▶ [RECORDS FOR THIS EXERCISE]:
□ □ □ □ □
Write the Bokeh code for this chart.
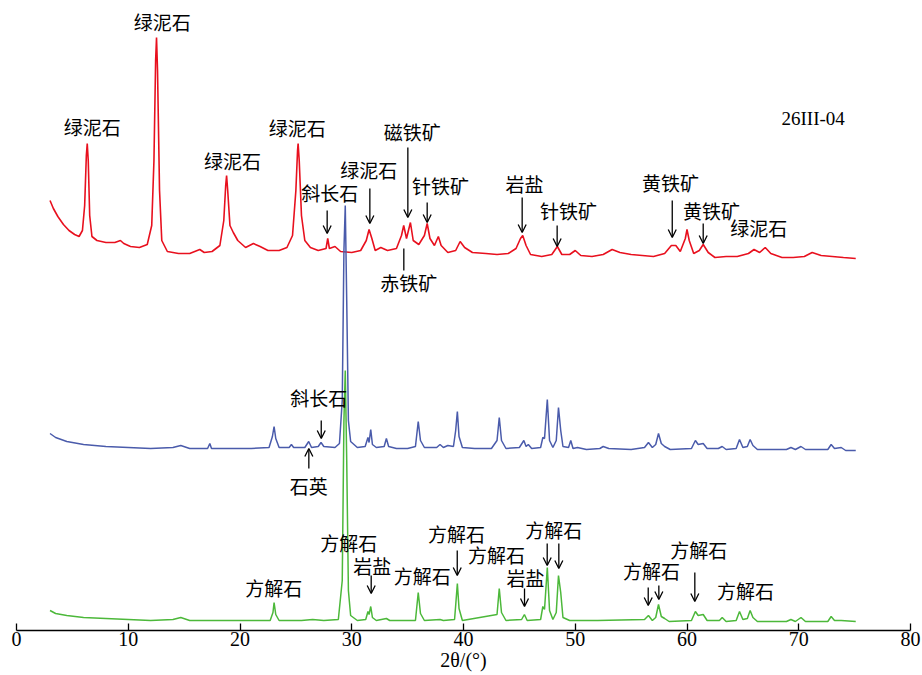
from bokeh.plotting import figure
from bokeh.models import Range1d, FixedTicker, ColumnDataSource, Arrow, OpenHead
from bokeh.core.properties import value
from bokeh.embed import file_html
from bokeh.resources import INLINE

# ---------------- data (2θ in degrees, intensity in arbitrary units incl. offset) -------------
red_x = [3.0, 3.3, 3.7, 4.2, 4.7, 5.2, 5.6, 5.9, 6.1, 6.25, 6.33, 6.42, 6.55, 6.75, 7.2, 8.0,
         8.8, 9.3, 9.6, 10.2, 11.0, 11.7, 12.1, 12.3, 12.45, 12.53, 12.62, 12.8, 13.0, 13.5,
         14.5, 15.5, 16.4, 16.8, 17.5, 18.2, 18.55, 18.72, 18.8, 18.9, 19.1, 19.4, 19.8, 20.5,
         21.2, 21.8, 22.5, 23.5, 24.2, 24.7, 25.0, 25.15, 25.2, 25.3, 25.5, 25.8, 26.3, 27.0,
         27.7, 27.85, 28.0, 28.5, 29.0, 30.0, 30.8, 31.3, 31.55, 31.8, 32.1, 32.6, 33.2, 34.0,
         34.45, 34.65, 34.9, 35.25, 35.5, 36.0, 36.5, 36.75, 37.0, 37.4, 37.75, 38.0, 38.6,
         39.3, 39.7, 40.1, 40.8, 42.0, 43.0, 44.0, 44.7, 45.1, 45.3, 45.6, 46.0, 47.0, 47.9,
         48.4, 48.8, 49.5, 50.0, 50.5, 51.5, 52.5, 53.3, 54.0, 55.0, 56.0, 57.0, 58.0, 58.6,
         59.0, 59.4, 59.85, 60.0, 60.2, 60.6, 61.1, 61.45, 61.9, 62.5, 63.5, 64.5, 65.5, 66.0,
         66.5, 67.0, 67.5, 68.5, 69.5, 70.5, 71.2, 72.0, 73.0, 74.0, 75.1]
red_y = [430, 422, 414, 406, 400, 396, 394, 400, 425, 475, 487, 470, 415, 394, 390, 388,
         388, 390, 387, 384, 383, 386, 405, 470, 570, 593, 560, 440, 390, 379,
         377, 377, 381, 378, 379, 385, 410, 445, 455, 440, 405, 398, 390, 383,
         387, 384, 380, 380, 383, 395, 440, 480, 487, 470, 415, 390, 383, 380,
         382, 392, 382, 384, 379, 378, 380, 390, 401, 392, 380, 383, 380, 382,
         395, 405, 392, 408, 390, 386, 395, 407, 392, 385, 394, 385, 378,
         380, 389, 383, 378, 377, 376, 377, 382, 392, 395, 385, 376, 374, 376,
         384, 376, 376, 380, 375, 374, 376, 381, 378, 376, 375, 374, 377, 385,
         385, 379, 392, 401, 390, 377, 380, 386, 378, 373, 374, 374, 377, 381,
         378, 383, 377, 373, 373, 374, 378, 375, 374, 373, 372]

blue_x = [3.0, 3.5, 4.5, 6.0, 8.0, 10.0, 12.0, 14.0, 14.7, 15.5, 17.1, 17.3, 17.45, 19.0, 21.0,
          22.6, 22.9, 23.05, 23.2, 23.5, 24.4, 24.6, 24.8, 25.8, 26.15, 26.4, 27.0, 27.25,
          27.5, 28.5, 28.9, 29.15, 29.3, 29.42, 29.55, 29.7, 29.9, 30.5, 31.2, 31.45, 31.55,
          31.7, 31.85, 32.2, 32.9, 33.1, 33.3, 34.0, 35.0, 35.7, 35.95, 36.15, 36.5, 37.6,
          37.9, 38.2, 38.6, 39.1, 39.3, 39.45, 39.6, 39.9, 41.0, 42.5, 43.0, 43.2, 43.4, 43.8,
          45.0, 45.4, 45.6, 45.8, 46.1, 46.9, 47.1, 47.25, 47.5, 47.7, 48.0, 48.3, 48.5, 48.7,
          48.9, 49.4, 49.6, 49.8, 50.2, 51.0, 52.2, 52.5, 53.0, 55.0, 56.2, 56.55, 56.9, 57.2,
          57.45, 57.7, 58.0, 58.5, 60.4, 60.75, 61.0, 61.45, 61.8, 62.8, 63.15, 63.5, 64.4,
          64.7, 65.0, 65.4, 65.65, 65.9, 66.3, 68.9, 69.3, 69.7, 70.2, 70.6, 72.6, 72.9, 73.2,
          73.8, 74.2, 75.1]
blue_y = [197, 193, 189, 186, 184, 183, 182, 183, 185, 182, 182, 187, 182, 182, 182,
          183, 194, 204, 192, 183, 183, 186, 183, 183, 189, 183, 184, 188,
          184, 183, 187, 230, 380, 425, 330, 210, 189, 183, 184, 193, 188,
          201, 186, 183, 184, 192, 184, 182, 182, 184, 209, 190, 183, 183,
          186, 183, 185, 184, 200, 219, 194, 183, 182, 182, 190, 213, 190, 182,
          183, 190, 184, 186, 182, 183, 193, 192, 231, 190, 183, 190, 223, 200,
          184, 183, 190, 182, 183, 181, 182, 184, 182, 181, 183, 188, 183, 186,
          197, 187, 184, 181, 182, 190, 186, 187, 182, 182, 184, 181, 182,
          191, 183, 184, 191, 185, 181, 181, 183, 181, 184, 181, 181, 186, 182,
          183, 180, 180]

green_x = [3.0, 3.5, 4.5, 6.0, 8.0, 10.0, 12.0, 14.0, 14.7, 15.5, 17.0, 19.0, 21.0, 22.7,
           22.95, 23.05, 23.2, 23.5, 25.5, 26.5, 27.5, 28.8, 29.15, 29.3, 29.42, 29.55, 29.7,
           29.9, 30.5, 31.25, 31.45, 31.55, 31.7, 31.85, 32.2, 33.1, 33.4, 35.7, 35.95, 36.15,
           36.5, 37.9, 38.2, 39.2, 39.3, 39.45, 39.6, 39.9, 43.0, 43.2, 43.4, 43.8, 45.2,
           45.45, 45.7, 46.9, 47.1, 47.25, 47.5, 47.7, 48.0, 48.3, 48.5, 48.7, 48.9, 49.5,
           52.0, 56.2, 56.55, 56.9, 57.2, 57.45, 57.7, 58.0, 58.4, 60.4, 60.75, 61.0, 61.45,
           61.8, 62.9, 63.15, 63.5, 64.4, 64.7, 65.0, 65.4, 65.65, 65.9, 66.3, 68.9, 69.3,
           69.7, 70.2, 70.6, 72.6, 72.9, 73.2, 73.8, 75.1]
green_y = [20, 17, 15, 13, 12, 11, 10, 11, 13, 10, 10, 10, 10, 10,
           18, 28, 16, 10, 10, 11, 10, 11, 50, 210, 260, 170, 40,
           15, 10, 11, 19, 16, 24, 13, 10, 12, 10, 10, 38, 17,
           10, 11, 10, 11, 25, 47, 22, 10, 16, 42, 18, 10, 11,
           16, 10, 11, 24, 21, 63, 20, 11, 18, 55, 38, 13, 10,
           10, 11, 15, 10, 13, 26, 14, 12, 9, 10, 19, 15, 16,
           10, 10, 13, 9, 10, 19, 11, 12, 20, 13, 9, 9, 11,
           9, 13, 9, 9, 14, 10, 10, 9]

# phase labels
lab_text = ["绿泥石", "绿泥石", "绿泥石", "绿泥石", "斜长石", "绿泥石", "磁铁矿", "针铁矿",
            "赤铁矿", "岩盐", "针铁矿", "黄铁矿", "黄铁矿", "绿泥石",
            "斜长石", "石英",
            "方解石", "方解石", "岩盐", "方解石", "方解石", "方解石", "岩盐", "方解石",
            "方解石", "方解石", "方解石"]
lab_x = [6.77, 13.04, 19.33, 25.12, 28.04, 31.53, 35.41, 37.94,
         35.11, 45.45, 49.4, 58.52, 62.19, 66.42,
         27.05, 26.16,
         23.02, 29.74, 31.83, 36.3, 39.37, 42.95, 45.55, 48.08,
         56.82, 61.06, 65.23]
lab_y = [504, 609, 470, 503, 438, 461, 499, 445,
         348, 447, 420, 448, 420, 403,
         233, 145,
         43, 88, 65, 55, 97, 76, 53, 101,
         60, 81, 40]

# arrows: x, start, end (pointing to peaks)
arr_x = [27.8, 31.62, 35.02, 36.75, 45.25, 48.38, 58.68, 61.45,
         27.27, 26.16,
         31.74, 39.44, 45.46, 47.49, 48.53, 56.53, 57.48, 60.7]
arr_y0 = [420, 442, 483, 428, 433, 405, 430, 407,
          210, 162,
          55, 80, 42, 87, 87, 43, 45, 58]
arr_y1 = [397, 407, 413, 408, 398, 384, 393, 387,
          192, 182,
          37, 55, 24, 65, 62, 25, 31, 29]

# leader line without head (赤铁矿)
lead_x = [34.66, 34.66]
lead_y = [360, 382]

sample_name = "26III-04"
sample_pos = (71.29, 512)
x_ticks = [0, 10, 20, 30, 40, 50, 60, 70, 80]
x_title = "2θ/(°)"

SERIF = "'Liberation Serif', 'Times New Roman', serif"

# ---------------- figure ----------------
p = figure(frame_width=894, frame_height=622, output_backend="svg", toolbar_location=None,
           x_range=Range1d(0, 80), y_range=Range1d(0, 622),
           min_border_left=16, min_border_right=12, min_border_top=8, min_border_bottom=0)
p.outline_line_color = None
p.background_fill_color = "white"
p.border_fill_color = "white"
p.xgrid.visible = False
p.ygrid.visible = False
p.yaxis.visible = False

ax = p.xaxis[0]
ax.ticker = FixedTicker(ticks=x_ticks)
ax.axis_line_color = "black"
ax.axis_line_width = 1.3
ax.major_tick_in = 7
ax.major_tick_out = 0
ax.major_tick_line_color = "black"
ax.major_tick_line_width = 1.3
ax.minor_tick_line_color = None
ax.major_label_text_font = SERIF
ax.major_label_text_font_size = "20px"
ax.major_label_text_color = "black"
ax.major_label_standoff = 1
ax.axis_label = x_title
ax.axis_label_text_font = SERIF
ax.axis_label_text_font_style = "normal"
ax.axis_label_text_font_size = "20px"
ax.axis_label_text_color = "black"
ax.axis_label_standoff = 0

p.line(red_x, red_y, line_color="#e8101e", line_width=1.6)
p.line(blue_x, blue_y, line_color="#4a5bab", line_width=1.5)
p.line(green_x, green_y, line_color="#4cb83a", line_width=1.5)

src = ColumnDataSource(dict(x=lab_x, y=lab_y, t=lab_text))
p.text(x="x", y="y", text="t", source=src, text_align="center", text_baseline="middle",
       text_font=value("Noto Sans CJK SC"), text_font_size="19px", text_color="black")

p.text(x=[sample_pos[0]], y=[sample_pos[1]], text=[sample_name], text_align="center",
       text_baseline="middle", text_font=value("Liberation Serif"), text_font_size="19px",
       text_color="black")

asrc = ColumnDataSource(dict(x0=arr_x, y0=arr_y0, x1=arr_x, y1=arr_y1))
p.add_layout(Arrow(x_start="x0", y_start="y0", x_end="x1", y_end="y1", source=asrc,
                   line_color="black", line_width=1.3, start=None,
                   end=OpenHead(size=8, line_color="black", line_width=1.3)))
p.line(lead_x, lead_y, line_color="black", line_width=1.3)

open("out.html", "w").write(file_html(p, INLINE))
□ □ □ □ □
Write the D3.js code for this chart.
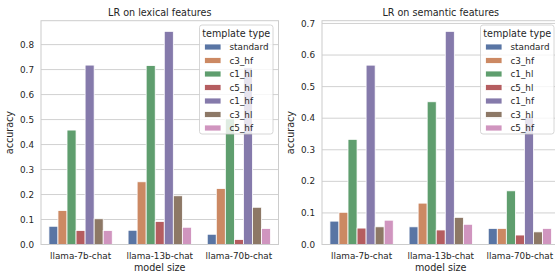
□ □ □ □ □
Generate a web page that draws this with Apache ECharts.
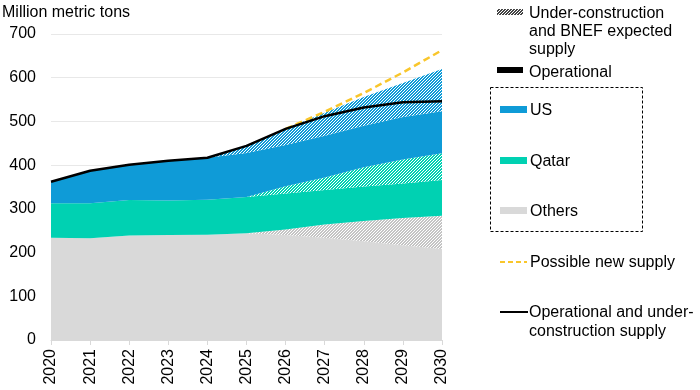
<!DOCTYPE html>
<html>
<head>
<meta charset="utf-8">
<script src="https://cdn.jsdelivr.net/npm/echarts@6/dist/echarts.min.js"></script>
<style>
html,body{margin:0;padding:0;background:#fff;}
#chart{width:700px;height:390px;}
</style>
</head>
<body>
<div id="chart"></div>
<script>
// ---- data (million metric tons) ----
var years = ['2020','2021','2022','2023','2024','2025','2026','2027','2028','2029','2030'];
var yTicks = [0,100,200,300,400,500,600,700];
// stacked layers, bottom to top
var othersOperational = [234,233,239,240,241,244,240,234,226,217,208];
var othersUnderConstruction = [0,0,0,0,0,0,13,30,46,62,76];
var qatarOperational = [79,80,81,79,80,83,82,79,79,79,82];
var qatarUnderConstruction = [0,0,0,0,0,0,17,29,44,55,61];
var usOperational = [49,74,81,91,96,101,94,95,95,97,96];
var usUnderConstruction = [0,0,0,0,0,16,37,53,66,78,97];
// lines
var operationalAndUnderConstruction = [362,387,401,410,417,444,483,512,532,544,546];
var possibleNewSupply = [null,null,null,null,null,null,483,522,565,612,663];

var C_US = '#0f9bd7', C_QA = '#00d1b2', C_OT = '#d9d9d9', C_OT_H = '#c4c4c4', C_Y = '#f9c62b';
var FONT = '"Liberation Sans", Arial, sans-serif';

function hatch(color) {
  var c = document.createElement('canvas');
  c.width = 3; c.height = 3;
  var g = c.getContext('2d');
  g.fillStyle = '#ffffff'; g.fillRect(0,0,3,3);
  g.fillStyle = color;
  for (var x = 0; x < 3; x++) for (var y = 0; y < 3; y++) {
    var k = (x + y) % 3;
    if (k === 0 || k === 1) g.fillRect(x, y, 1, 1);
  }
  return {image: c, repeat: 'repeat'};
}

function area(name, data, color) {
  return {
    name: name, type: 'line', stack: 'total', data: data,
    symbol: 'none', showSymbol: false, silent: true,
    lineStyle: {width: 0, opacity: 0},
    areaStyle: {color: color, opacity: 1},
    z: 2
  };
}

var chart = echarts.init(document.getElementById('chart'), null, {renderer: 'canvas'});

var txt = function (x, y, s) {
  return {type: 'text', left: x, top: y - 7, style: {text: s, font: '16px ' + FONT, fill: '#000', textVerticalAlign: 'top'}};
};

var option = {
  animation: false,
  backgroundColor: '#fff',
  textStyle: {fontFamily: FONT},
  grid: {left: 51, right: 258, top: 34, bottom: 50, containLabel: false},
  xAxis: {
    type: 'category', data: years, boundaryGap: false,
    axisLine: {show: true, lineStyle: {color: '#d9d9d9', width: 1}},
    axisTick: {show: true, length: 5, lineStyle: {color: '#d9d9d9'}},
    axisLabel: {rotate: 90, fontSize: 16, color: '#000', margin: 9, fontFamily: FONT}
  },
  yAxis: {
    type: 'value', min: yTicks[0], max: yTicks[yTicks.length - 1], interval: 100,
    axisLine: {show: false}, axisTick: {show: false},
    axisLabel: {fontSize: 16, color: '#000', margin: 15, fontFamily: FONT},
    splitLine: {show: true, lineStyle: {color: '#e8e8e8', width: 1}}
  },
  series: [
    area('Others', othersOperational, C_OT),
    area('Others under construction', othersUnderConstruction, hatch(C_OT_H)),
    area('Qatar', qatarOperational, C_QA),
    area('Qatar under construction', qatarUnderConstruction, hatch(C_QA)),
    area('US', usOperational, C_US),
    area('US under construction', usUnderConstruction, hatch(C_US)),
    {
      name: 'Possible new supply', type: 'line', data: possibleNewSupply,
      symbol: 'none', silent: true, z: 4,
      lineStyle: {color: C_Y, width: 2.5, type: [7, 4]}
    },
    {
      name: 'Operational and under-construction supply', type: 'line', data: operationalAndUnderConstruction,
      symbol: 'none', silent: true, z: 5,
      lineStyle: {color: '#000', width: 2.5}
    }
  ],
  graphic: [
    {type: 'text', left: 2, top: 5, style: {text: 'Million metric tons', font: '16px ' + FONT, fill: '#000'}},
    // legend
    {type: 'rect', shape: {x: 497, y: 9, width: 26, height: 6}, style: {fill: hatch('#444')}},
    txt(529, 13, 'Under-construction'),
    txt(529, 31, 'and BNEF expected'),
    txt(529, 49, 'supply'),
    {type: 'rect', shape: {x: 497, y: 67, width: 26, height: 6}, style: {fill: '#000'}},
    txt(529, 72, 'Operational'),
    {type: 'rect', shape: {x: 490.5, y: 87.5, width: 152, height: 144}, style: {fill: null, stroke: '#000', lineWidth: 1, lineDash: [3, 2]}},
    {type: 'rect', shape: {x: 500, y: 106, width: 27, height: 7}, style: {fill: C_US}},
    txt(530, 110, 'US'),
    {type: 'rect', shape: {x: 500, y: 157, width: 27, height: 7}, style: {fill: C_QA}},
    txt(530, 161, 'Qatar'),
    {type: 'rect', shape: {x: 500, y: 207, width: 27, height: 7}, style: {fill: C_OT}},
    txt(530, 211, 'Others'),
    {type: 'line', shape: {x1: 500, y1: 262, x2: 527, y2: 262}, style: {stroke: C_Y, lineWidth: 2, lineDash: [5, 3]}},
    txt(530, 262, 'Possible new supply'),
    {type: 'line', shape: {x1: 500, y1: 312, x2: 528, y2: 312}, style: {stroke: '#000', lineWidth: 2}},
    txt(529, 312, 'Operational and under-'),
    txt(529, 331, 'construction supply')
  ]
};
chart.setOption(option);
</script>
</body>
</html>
□ □ □ □ □
▶ [WHAT NEEDS TO BE DONE]: All lines above starting at the one with "Write the Bokeh code for this chart." and ending at the one with "from bokeh.resources import INLINE", inclusive, are to be printed again exactly, with the pictures left out.

▶ [SOLUTION FOR THIS PROBLEM]:
Write the Bokeh code for this chart.
from bokeh.plotting import figure
from bokeh.models import Range1d, FixedTicker, ColumnDataSource, Arrow, OpenHead
from bokeh.core.properties import value
from bokeh.embed import file_html
from bokeh.resources import INLINE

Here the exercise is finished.